AIM OF THE EXERCISE: Up to and including the line with "return (B - y) / (B - T)", write out the listing from its first line, minus the pictures.

PROVIDED MATERIAL:
▼

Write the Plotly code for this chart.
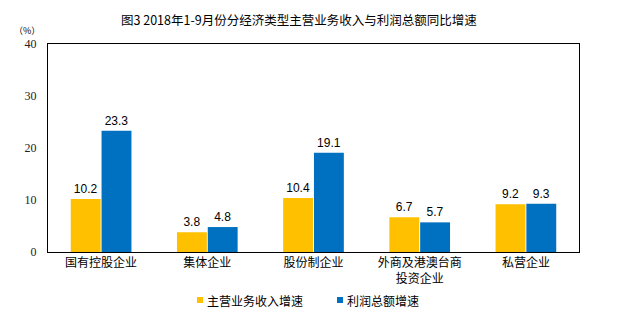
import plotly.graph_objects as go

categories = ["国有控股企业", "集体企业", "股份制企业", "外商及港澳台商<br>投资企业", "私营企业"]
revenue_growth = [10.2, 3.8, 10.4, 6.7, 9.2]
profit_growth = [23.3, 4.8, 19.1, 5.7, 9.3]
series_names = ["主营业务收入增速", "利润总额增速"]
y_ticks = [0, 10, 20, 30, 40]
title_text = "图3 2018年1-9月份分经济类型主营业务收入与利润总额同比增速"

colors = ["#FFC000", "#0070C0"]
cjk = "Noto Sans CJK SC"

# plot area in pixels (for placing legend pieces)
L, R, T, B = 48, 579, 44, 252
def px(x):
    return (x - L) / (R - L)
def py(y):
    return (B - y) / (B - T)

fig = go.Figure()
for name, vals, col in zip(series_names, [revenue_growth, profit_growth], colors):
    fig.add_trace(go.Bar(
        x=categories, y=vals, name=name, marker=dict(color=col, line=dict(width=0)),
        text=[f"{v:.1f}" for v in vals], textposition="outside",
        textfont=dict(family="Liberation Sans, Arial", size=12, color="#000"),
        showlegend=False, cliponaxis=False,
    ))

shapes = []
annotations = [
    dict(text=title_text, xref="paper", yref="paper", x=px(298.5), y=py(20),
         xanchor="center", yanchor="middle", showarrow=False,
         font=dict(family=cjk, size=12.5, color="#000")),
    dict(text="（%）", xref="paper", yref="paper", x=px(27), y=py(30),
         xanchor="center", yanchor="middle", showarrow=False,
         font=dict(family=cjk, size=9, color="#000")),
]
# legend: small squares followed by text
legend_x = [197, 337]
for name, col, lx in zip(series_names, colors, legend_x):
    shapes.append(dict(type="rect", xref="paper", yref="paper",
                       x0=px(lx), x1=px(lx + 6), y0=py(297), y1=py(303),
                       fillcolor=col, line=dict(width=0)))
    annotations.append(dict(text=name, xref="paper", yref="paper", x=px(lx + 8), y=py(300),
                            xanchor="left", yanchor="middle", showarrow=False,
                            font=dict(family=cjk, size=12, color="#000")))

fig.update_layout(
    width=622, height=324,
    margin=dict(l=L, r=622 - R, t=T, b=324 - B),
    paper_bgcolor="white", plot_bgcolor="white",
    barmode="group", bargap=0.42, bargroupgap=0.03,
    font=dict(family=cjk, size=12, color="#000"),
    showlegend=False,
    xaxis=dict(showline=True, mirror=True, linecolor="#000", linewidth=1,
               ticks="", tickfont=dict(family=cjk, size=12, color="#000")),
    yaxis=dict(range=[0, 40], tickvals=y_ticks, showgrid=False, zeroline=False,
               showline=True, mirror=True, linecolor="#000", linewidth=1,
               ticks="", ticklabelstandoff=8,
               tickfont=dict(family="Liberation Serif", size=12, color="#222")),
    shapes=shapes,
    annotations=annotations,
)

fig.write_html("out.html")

▲

ANSWER TO THE TASK:
Write the Plotly code for this chart.
import plotly.graph_objects as go

categories = ["国有控股企业", "集体企业", "股份制企业", "外商及港澳台商<br>投资企业", "私营企业"]
revenue_growth = [10.2, 3.8, 10.4, 6.7, 9.2]
profit_growth = [23.3, 4.8, 19.1, 5.7, 9.3]
series_names = ["主营业务收入增速", "利润总额增速"]
y_ticks = [0, 10, 20, 30, 40]
title_text = "图3 2018年1-9月份分经济类型主营业务收入与利润总额同比增速"

colors = ["#FFC000", "#0070C0"]
cjk = "Noto Sans CJK SC"

# plot area in pixels (for placing legend pieces)
L, R, T, B = 48, 579, 44, 252
def px(x):
    return (x - L) / (R - L)
def py(y):
    return (B - y) / (B - T)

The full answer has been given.